Viewing 15 replies - 16 through 30 (of 76 total)
  • p15h

    (@prestonwordsworth)

    @wfpeter, good to hear you have plans to migrate to the semantically more appropriate 429 for rate limiting. That’d be a most welcome improvement!

    Thread Starter p15h

    (@prestonwordsworth)

    This answer is on the right track, thank you!

    Since Pro is outside the scope of this forum, let me return to my initial question. You wrote:

    To address this, you can create custom templates and assign them to those specific URLs.

    The only way this solution (creating custom templates) is going to work is by first knowing which ‘specific’ URLs require custom templates.

    Has Elementor figured out yet exactly which URLs require such a custom treatment?

    Thread Starter p15h

    (@prestonwordsworth)

    Dear @marthaeli

    Thank you for this. The specific slugs I mentioned – /uncategorized/ (on sites that don’t use categories) and /embed/ (for any page’s oEmbed iframe) – aren’t covered in any of the articles you sent me to. Which shows it’s a question Elementor hasn’t dealt with before.

    The issue is this: these two URLs (and potentially other ones) are part of any default WP installation, so they should be included in your Theme Builder in order for a site to have a uniform look. Currently, however, only search and archive pages are covered by Theme Builder, leaving /uncategorized/ and /embed/ unstyled without additional hand-coding.

    Thread Starter p15h

    (@prestonwordsworth)

    Ah, it’s called ‘queue’ here and I was looking for ‘cron’. That’s why I couldn’t find it!

    While I’m at it, may I offer a comment on the legend:

    By default this plugin purge the cache after 10 seconds from the purging action, to avoid a high number of purge requests in case of multiple events triggered by third party plugins. This is done using a classic WordPress scheduled event. If you notice any errors regarding the scheduled intervals, you can deactivate this mode by enabling this option.

    The notion of a 10-second delay only covers the case of wp-cron.php. On sites where this is disabled for performance reasons (a common scenario) and crontab and WP-CLI are used instead, the purge is delayed to whatever time is scheduled in the crontab. So there’s probably room for the wording here to be improved.

    Thread Starter p15h

    (@prestonwordsworth)

    Tested. Looks good to me!

    Thread Starter p15h

    (@prestonwordsworth)

    Yes, that’s correct – pls see my second post above ??

    Thread Starter p15h

    (@prestonwordsworth)

    We’ve identified Rank Math as the culprit that prevents purge_object_cache() (which calls wp_cache_flush())?from taking effect, though the precise reason is unclear to them. So switching to the more robust sitemap of WP Core immediately solves the problem.

    Thread Starter p15h

    (@prestonwordsworth)

    Wow that’s great news, Krasen! Will definitely keep an eye on the changelog.

    Thread Starter p15h

    (@prestonwordsworth)

    We’ve identified Rank Math the culprit that prevents wp_cache_flush() from taking effect, though the precise reason is unclear to them.

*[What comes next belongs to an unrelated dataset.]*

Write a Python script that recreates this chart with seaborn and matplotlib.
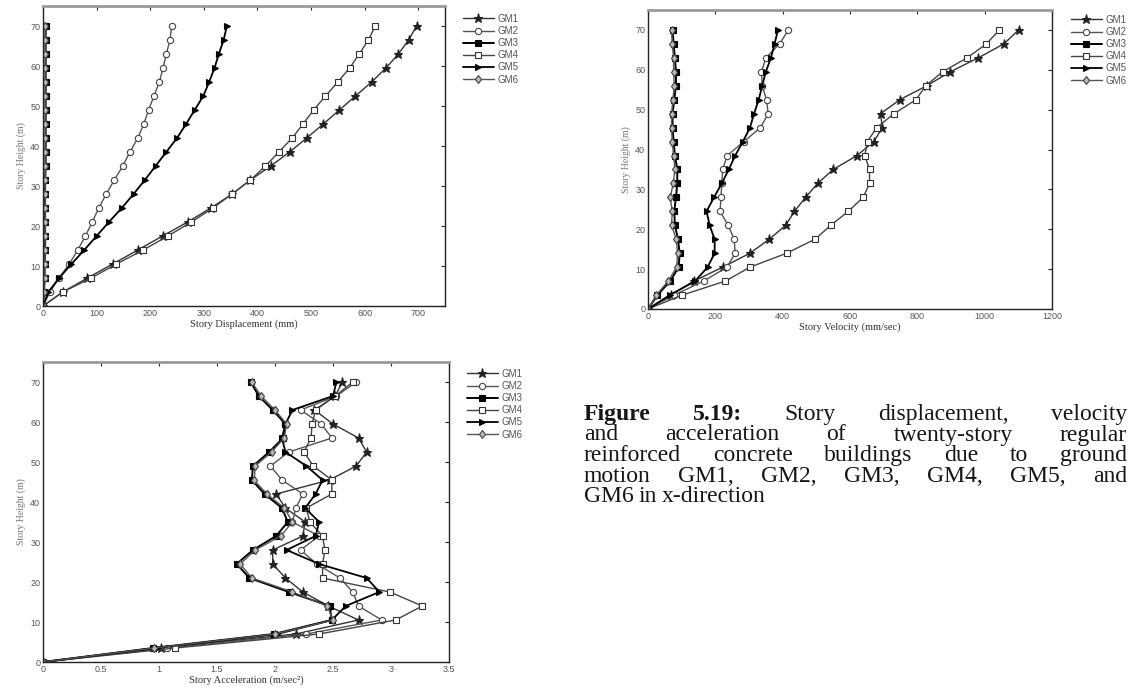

    l3rady helpfully pointed out to us that WP CLI doesn’t share php-fpm’s object cache and so can’t manipulate functions defined in object-cache.php.

    Thread Starter p15h

    (@prestonwordsworth)

    We solved the original issue by turning off Rank Math’s fragile implementation of sitemap and switching to the robust and more than adequate native sitemap of post-5.5 Core WP.

    The remaining issue is the incompatibility of this plugin’s purge_object_cache() with APCu-based object cache, for which I’ll open a separate thread.

    Thread Starter p15h

    (@prestonwordsworth)

    That certainly works. But I’m still curious about the cause behind it. Does object cache gets successfully flushed by this plugin on yours sites because you are using a different object cache than APCu?

    Thread Starter p15h

    (@prestonwordsworth)

    So the problem is caused by wp_cache_flush().

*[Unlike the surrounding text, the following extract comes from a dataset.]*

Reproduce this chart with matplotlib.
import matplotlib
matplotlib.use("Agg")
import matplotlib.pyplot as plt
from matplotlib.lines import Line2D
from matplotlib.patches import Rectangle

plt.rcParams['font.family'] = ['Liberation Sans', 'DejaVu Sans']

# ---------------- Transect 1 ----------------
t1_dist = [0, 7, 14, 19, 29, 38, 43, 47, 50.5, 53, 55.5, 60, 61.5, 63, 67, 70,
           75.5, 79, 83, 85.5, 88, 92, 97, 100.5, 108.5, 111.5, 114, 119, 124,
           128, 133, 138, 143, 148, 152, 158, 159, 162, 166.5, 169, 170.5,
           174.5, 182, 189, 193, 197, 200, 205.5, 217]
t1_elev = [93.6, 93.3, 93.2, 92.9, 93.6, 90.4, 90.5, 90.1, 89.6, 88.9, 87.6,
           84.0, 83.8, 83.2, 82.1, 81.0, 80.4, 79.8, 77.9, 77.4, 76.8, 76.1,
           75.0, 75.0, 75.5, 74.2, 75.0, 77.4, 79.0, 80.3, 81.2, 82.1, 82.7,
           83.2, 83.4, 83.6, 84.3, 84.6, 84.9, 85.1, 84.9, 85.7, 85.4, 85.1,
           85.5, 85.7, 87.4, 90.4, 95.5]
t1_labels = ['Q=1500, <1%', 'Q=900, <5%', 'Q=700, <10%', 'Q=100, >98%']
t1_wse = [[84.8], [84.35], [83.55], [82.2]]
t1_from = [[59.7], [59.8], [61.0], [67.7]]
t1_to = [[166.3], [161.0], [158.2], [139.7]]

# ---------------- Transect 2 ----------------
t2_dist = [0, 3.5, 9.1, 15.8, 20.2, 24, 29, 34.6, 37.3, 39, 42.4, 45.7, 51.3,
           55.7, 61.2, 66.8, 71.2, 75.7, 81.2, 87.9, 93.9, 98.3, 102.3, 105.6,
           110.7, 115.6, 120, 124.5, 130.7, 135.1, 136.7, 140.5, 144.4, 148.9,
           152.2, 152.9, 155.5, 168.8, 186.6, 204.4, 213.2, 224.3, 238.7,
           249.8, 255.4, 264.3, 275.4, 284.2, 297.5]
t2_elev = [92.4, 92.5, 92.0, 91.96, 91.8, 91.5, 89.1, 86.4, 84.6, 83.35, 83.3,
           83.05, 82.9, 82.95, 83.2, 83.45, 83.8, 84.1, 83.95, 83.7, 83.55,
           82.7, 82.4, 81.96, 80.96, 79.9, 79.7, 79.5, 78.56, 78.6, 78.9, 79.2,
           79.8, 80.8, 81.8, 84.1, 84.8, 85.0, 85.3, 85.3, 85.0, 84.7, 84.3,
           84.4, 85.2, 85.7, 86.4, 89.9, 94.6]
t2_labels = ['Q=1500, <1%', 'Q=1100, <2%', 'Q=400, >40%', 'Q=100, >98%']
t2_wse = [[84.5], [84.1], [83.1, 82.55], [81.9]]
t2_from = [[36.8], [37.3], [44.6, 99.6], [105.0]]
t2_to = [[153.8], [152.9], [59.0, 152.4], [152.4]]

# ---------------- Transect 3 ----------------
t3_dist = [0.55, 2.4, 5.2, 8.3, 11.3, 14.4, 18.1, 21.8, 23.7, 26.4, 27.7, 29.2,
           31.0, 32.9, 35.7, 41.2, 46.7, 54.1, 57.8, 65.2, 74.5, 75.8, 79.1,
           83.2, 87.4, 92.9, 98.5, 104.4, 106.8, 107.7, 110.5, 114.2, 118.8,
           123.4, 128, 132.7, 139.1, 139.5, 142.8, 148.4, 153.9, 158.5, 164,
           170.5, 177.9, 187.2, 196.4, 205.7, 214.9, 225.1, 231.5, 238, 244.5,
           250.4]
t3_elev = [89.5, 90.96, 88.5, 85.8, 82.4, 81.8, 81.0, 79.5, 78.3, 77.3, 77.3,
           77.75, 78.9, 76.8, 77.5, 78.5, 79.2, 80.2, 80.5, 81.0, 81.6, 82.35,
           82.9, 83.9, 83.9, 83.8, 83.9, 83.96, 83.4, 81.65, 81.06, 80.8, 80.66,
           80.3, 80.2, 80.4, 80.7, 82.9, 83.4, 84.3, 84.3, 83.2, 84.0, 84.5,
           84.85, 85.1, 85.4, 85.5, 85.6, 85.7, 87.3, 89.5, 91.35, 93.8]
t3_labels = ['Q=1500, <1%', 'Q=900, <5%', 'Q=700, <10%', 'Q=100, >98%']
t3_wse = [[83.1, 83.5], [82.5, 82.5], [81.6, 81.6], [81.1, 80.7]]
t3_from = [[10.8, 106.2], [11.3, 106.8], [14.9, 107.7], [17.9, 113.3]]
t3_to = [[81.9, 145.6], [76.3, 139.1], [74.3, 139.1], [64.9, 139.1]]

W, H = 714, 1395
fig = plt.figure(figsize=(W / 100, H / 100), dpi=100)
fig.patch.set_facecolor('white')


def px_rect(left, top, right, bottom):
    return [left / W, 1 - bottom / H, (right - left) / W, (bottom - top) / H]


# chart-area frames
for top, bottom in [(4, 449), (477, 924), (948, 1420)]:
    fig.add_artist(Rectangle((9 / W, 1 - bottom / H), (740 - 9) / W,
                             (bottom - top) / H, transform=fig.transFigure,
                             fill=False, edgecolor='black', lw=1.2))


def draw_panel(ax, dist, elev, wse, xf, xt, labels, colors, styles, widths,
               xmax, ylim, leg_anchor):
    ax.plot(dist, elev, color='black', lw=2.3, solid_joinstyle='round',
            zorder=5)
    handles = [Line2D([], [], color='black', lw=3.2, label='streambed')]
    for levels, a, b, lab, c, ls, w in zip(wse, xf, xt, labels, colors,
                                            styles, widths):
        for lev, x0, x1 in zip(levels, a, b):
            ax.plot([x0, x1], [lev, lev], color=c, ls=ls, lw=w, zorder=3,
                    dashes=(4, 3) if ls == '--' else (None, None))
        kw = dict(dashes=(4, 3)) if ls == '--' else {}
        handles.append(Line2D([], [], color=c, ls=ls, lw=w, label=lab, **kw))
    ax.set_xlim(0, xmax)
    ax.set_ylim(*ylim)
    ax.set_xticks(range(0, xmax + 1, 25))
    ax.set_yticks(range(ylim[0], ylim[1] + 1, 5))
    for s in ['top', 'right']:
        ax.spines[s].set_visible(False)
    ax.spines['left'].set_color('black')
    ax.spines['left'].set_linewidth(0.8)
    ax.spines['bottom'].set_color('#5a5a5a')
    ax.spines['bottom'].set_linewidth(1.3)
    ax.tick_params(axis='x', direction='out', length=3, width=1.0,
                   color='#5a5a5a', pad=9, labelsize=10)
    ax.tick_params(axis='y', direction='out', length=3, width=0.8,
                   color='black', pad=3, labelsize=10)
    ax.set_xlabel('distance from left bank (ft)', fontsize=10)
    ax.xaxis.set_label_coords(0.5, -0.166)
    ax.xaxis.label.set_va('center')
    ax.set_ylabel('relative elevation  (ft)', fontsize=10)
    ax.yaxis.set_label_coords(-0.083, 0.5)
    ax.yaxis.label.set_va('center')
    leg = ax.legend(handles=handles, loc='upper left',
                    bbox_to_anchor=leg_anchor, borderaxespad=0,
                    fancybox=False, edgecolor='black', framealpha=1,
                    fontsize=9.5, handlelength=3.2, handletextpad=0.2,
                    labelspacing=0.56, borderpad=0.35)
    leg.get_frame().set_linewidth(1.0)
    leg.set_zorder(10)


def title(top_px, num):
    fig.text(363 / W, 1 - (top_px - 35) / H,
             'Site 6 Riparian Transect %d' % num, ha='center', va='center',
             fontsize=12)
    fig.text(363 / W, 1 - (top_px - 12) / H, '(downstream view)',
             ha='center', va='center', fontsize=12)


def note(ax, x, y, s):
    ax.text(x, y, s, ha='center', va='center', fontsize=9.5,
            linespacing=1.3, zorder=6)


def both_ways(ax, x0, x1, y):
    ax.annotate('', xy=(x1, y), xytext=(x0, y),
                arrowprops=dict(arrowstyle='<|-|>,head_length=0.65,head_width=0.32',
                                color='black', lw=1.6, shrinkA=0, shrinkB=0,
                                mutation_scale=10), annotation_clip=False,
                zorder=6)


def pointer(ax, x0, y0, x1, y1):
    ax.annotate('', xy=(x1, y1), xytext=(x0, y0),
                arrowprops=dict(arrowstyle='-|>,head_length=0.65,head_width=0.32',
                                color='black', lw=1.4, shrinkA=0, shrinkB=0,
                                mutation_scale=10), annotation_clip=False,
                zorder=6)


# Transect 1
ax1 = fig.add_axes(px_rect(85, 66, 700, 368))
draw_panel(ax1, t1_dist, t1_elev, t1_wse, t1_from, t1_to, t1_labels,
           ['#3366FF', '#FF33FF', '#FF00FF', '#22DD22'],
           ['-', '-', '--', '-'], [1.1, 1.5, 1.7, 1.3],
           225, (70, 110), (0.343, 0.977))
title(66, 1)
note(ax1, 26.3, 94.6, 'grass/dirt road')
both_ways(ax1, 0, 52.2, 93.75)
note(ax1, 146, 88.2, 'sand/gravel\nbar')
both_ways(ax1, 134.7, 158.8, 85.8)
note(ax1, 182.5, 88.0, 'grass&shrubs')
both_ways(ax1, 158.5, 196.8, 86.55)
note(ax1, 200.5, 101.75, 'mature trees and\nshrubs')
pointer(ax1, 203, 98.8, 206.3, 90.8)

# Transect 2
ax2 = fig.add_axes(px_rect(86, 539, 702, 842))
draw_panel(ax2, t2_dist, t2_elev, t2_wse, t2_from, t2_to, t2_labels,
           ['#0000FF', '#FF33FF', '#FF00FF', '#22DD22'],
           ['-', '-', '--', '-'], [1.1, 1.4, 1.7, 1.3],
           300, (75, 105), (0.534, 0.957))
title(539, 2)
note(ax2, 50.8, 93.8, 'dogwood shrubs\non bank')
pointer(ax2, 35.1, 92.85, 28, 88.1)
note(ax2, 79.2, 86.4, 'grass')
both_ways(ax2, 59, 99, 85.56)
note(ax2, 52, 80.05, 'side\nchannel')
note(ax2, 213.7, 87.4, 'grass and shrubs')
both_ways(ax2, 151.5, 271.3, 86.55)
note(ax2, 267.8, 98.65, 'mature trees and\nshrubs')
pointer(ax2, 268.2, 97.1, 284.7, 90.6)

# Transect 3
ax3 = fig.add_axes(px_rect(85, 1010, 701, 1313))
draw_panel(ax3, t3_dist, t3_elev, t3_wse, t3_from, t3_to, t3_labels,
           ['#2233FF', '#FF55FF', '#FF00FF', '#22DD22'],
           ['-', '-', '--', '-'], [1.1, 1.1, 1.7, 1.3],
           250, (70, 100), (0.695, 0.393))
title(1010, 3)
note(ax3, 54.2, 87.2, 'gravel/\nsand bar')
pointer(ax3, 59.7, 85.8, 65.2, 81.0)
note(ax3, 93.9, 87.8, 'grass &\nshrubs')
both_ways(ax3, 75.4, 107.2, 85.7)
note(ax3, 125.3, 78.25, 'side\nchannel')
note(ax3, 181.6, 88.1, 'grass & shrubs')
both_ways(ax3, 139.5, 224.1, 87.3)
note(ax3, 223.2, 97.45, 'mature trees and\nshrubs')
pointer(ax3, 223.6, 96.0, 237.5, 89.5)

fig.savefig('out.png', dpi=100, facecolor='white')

    And since on sites where persistent object cache is enabled, a call to wp_cache_flush() will be routed to wp-content/object-cache.php, I suspect the issue may have to do with the particular way wp_cache_flush() interacts with the wp-content/object-cache.php for APCu. On our machine, wp_cache_flush() obviously doesn’t actually flush APCu object cache; conversely, manually flushing APCu object cache never leads to disappearance of the sitemap.

    Saumya, could you share which plugins (APCu, Redis or Memcached) provide the wp-content/object-cache.php on your sites and whether triggering cache_controller::purge_object_cache from your end always results in the entire persistent object cache being deleted?

    Thread Starter p15h

    (@prestonwordsworth)

    I’ve managed to narrow down the culprit to the following code in libs/cache_controller.class.php:

    function purge_object_cache() {

    if( !function_exists('wp_cache_flush') )
    return false;

    wp_cache_flush();

    $this->objects = $this->main_instance->get_objects();

    $this->objects['logs']->add_log('cache_controller::purge_object_cache', 'Purge object cache' );

    return true;

    }

    It causes the Rankmath sitemap to disappear when run as part of ajax_purge_single_post_cache, but not when run by cronjob as part of purge_cache_on_post_edit.

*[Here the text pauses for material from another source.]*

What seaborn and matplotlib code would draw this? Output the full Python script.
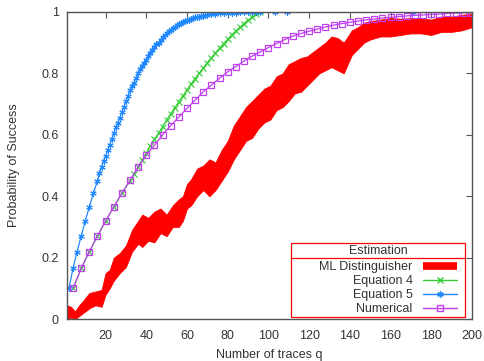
import matplotlib
matplotlib.use("Agg")
import matplotlib.pyplot as plt
from matplotlib.lines import Line2D
from matplotlib.patches import Rectangle
import seaborn as sns

# ---------------------------------------------------------------------------
# Data
# ---------------------------------------------------------------------------
# ML Distinguisher: noisy band, given as lower / upper envelope
ml_q = [1, 3, 5, 7, 9, 12, 15, 18, 20, 22, 24, 27, 30, 33, 36, 38, 41, 44, 47,
        50, 53, 56, 58, 60, 62, 65, 68, 71, 74, 77, 80, 83, 86, 89, 92, 95, 98,
        101, 104, 107, 110, 113, 116, 119, 122, 125, 128, 131, 134, 137, 139,
        141, 144, 147, 150, 155, 160, 165, 170, 175, 180, 185, 190, 195, 200]
ml_low = [0.00, 0.005, 0.0, 0.01, 0.02, 0.035, 0.045, 0.04, 0.08, 0.10, 0.125,
          0.15, 0.17, 0.22, 0.245, 0.235, 0.255, 0.25, 0.28, 0.27, 0.30, 0.30,
          0.32, 0.36, 0.37, 0.40, 0.42, 0.40, 0.42, 0.45, 0.48, 0.52, 0.55,
          0.58, 0.59, 0.62, 0.64, 0.65, 0.68, 0.69, 0.71, 0.735, 0.74, 0.76,
          0.78, 0.80, 0.81, 0.82, 0.81, 0.80, 0.83, 0.86, 0.88, 0.90, 0.91,
          0.92, 0.92, 0.925, 0.93, 0.93, 0.925, 0.935, 0.935, 0.94, 0.95]
ml_high = [0.045, 0.04, 0.025, 0.045, 0.06, 0.085, 0.09, 0.095, 0.15, 0.16,
           0.20, 0.215, 0.24, 0.29, 0.32, 0.34, 0.33, 0.35, 0.36, 0.34, 0.37,
           0.39, 0.40, 0.44, 0.455, 0.49, 0.50, 0.52, 0.51, 0.55, 0.58, 0.63,
           0.66, 0.69, 0.71, 0.73, 0.75, 0.76, 0.79, 0.80, 0.83, 0.84, 0.85,
           0.855, 0.87, 0.885, 0.90, 0.92, 0.915, 0.90, 0.92, 0.94, 0.95,
           0.965, 0.97, 0.975, 0.98, 0.978, 0.98, 0.98, 0.975, 0.985, 0.985,
           0.99, 0.995]

# Equation 4
eq4_q = [4, 8, 12, 16, 20, 24, 28, 32, 34, 36, 38, 40, 42, 44, 46, 48, 50, 52,
         54, 56, 58, 60, 62, 64, 66, 68, 70, 72, 74, 76, 78, 80, 82, 84, 86,
         88, 90, 92, 94, 96]
eq4_p = [0.10, 0.165, 0.22, 0.27, 0.32, 0.365, 0.41, 0.45, 0.472, 0.495,
         0.518, 0.54, 0.562, 0.585, 0.605, 0.627, 0.648, 0.668, 0.688, 0.708,
         0.727, 0.746, 0.765, 0.783, 0.80, 0.817, 0.835, 0.851, 0.867, 0.882,
         0.897, 0.911, 0.925, 0.938, 0.95, 0.962, 0.973, 0.983, 0.992, 1.0]

# Equation 5
eq5_q = [2, 4, 6, 8, 10, 12, 14, 16, 17, 18, 19, 20, 21, 22, 23, 24, 25, 26,
         27, 28, 29, 30, 31, 32, 33, 34, 35, 36, 37, 38, 39, 40, 41, 42, 43,
         44, 45, 46, 47, 48, 49, 50, 51, 52, 53, 54, 55, 56, 57, 58, 59, 60,
         61, 62, 63, 64, 65, 66, 67, 68, 69, 70, 72, 74, 76, 78, 80, 82, 84,
         86, 88, 90, 92, 94, 96, 103, 109, 171]
eq5_p = [0.10, 0.165, 0.22, 0.27, 0.32, 0.365, 0.41, 0.45, 0.475, 0.495,
         0.515, 0.53, 0.55, 0.567, 0.585, 0.605, 0.625, 0.64, 0.655, 0.675,
         0.69, 0.71, 0.725, 0.745, 0.76, 0.77, 0.785, 0.80, 0.815, 0.825,
         0.835, 0.845, 0.855, 0.865, 0.875, 0.885, 0.895, 0.90, 0.91, 0.917,
         0.925, 0.932, 0.937, 0.942, 0.947, 0.952, 0.956, 0.96, 0.964, 0.967,
         0.97, 0.973, 0.975, 0.978, 0.98, 0.982, 0.984, 0.985, 0.987, 0.988,
         0.989, 0.99, 0.992, 0.993, 0.995, 0.996, 0.997, 0.998, 0.998, 0.999,
         0.999, 1.0, 1.0, 1.0, 1.0, 1.0, 1.0, 1.0]

# Numerical
num_q = list(range(4, 201, 4))
num_p = [0.10, 0.165, 0.22, 0.27, 0.32, 0.365, 0.41, 0.452, 0.495, 0.533,
         0.566, 0.60, 0.63, 0.658, 0.686, 0.713, 0.74, 0.762, 0.784, 0.805,
         0.822, 0.84, 0.856, 0.87, 0.884, 0.897, 0.91, 0.921, 0.93, 0.937,
         0.944, 0.951, 0.957, 0.962, 0.966, 0.97, 0.974, 0.977, 0.98, 0.982,
         0.985, 0.987, 0.989, 0.99, 0.992, 0.993, 0.995, 0.996, 0.997, 0.998]

x_ticks = [20, 40, 60, 80, 100, 120, 140, 160, 180, 200]
y_ticks = [0, 0.2, 0.4, 0.6, 0.8, 1]
y_tick_labels = ["0", "0.2", "0.4", "0.6", "0.8", "1"]
labels = ["ML Distinguisher", "Equation 4", "Equation 5", "Numerical"]

COL = {
    "red": "#ff0000",
    "green": "#33cc33",
    "blue": "#2288ff",
    "purple": "#c040f0",
    "text": "#333333",
    "axis": "#555555",
}

sns.set_style("white")
plt.rcParams["font.family"] = ["Liberation Sans", "DejaVu Sans"]
plt.rcParams["font.size"] = 9

fig = plt.figure(figsize=(4.85, 3.61), dpi=100)
ax = fig.add_axes([0.138, 0.116, 0.835, 0.851])

# ML band
ax.fill_between(ml_q, ml_low, ml_high, color=COL["red"], lw=0.6,
                edgecolor=COL["red"])

sns.lineplot(x=eq4_q, y=eq4_p, ax=ax, color=COL["green"], lw=0.9,
             marker="x", markersize=4.5, markeredgewidth=0.8,
             markeredgecolor=COL["green"], estimator=None, sort=False)
sns.lineplot(x=eq5_q, y=eq5_p, ax=ax, color=COL["blue"], lw=0.9,
             marker=(6, 2, 0), markersize=4.5, markeredgewidth=0.8,
             markeredgecolor=COL["blue"], estimator=None, sort=False)
sns.lineplot(x=num_q, y=num_p, ax=ax, color=COL["purple"], lw=0.9,
             marker="s", markersize=4, markerfacecolor="none",
             markeredgecolor=COL["purple"], markeredgewidth=0.9,
             estimator=None, sort=False)

ax.set_xlim(1, 200)
ax.set_ylim(0, 1)
ax.set_xticks(x_ticks)
ax.set_yticks(y_ticks)
ax.set_yticklabels(y_tick_labels)
ax.tick_params(direction="in", length=4, width=0.8, top=True, right=True,
               colors=COL["axis"], labelcolor=COL["text"], labelsize=9)
ax.tick_params(axis="x", pad=8)
ax.tick_params(axis="y", pad=6)
for sp in ax.spines.values():
    sp.set_visible(True)
    sp.set_color(COL["axis"])
    sp.set_linewidth(1.0)

ax.set_xlabel("Number of traces q", color=COL["text"], fontsize=9, labelpad=5)
ax.set_ylabel("Probability of Success", color=COL["text"], fontsize=9,
              labelpad=15)

# legend: entries right-aligned, handles on the right
handles = [
    Line2D([], [], color=COL["red"], lw=5.5, solid_capstyle="butt"),
    Line2D([], [], color=COL["green"], lw=1, marker="x", markersize=4.5),
    Line2D([], [], color=COL["blue"], lw=1, marker=(6, 2, 0), markersize=4.5),
    Line2D([], [], color=COL["purple"], lw=1, marker="s", markersize=4,
           markerfacecolor="none"),
]
leg = ax.legend(handles, labels, loc="lower right",
                bbox_to_anchor=(0.963, 0.012), borderaxespad=0,
                markerfirst=False, frameon=False, borderpad=0,
                handlelength=2.75, labelspacing=0.17, handletextpad=0.8,
                fontsize=9)
for t in leg.get_texts():
    t.set_color(COL["text"])

# legend box with title row
ax.add_patch(Rectangle((0.553, 0.0065), 0.43, 0.241, transform=ax.transAxes,
                       fill=False, edgecolor=COL["red"], lw=0.9, zorder=5))
ax.plot([0.553, 0.983], [0.199, 0.199], transform=ax.transAxes,
        color=COL["red"], lw=0.9, zorder=5)
ax.text(0.768, 0.222, "Estimation", transform=ax.transAxes, ha="center",
        va="center", fontsize=9, color=COL["text"], zorder=6)

fig.savefig("out.png", dpi=100)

    So I was able to fix the problem by turning off the option ‘Automatically purge the object cache when Cloudflare cache is purged’.

    Thread Starter p15h

    (@prestonwordsworth)

    I’ve been able to make some progress this week.

    Both Rankmath and this plugin on our machine are now the latest versions. And I’ve also verified that the 404 only happens when a Purge cache link is manually hit; auto purge triggered by an edit doesn’t cause the sitemap to disappear.

    Interestingly, the 404 isn’t just about the loss of three wp rewrite rules, as I’d previously assumed. After a manual purge, even if I visit the URI index.php?sitemap=1 directly (ie not relying on pretty link & wp rewrite), the sitemap doesn’t show up.

    So, for the next step, I’ll probably have a look at the code for triggering a manual purge.

    Thread Starter p15h

    (@prestonwordsworth)

    If there’s nothing in the code that suggests a cause, let me try and collect more information and report back.